Louisiana Auditor Delivers Blast of Bad News to Historically Black Universities
By Scott Dyer
Grambling, La.
Louisiana Legislative Auditor Dan Kyle gave this state’s two biggest historically Black universities a double-barreled blast of bad news only days before Christmas.
Grambling State University’s accreditation and the future of its president, Dr. Steve Favors, were thrown into uncertainty when Kyle issued a report saying the school’s books were too much of a mess to audit.
Appointed by the Louisiana Legislature, Kyle’s job is to audit the state’s publicly funded colleges and universities and to ferret out activities that may involve the illegal use of state money.
This was the third consecutive year that Kyle has concluded that Grambling’s books couldn’t be audited because of inaccuracies and a lack of internal controls.
As a result, the Southern Association of Colleges and Schools decided on Dec. 20 to withdraw its unconditional 10-year reaffirmation of Grambling’s accreditation that had been granted only two weeks earlier.
Meanwhile, at Southern
University’s Baton Rouge campus, Kyle released another pre-Christmas audit that provided details of a complex scam in which $167,317 in federal work-study money that was issued for hours that were never actually worked.
Kyle found that from January 1996 through May 1999, eight Southern University employees allegedly recruited students to participate in the scam, submitted falsified payroll records to pay the students for work-study hours that were never actually worked, then split the resulting paychecks with them.
In some cases, the Southern University employees issued and cashed the checks in the names of unsuspecting students, Kyle said in the report.
In all, bogus checks were issued in the names of 67 different students.
“This was money for needy students, and you had university personnel actively soliciting students for illegal activities — that just is unbelievable,” Kyle says.
Southern University System Vice President Ralph Slaughter says the school became aware of the scam in mid-1999 and alerted Kyle’s office at that time. But Slaughter says Southern University officials didn’t realize the extent of the scam until Kyle’s auditors conducted a year-long investigation into it.
All eight employees have either resigned or been terminated, Slaughter says.
“We’re trying to clean this up,” Slaughter says, noting that a completely new staff has since been hired to handle work-study money.
The local district attorney, Doug Moreau, says he is studying Kyle’s investigative audit and could file criminal charges against the eight employees, as well as some of the students who knowingly took part in the scam.
At Grambling, there is no talk about criminal charges resulting from Kyle’s recent report, but plenty of speculation about how it may affect the school’s president.
Grambling was re-accredited Dec. 4 after assuring the Southern Association of Colleges and Schools that its finances were in good shape.

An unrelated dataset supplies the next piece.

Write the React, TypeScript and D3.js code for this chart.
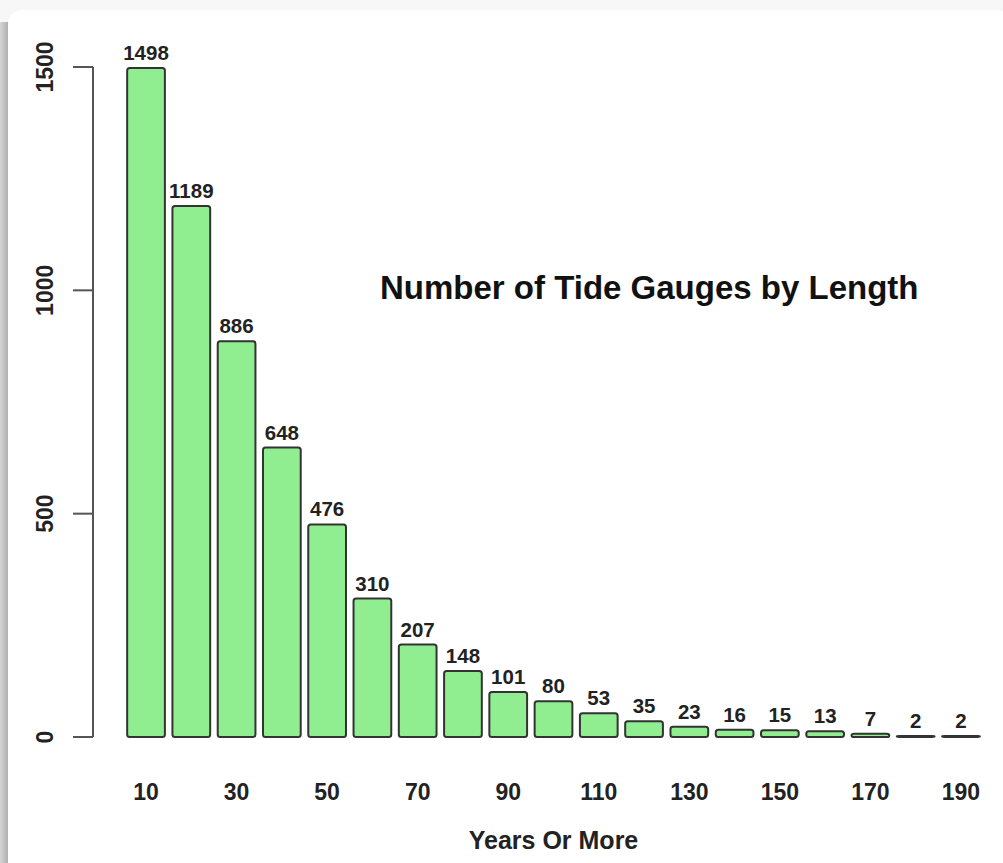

But when Kyle’s report came out about two weeks later, the Southern Association announced that Grambling’s re-accreditation was being placed on hold.
In a press release, the Southern Association said its full 77-member commission voted Dec. 4 to reaffirm Grambling’s accreditation for another decade “based on information available at that time.”
But because of Kyle’s report, the association announced that its executive council had recommended deferral of Grambling’s reaffirmation until a special committee can be convened to visit the institution and report its findings back to the commission in June 2001.
But in the meantime, the state governing board that oversees Grambling is demanding that
Favors give a full accounting at its next monthly meeting.
Andre Coudrain, chairman of the University of Louisiana Board of Supervisors, made it clear last summer that he considered Favors to be “the person ultimately responsible for the conduct of all affairs of Grambling State University.”
In May and June public statements at board meetings, Coudrain told Favors his leadership abilities would be evaluated largely on his getting a successful audit and SACS reaffirmation.
But after Kyle reported that he could not audit the school’s books, Coudrain and two other high-ranking board officials sent Favors a Dec. 18 letter demanding an explanation at the board’s next meeting.